I like the idea which i think HTC (might have been samsung) where you can set the device into ultra low battery life, switching everything off apart from a key few services and making the screen black and white,

Personally i think there is also a market for an e'ink (kindle etc..) display type phone, i know a lot of people who access a lot of text only stuff like emails, sms etc.. where the sharpness of the e'ink would be a godsend, image quaility being greyscale wouldn't bother them and a battery that could last a couple of weeks. Perfect phone,

A full week of battery life with moderate usage would be a dream! Coming from dumb phones, I really despise smartphone battery life.

i_was_here said,
A full week of battery life with moderate usage would be a dream!

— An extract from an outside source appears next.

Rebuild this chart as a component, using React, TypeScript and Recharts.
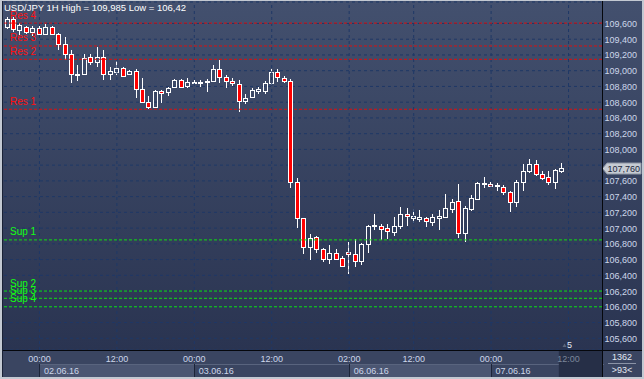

Coming from dumb phones, I really despise smartphone battery life.

You need a Moto G then, my parents both have one and they get from Monday morning to Thursday night / Friday morning with moderate usage. That's with WiFi or 3g on all the time.

i_was_here said,
A full week of battery life with moderate usage would be a dream! Coming from dumb phones, I really despise smartphone battery life.

Haven't owned a phone yet that doesn't last very close to a full week. Yes, I use a some what kind of a dumb phone also and will take one of those over a smart phone any day of the week!

Then again, I don't live on my phone like I see so many doing now a days.

Hope it starts some kind of war on who can come out with the best battery. Seems to be one of the only areas phones have not improved much on.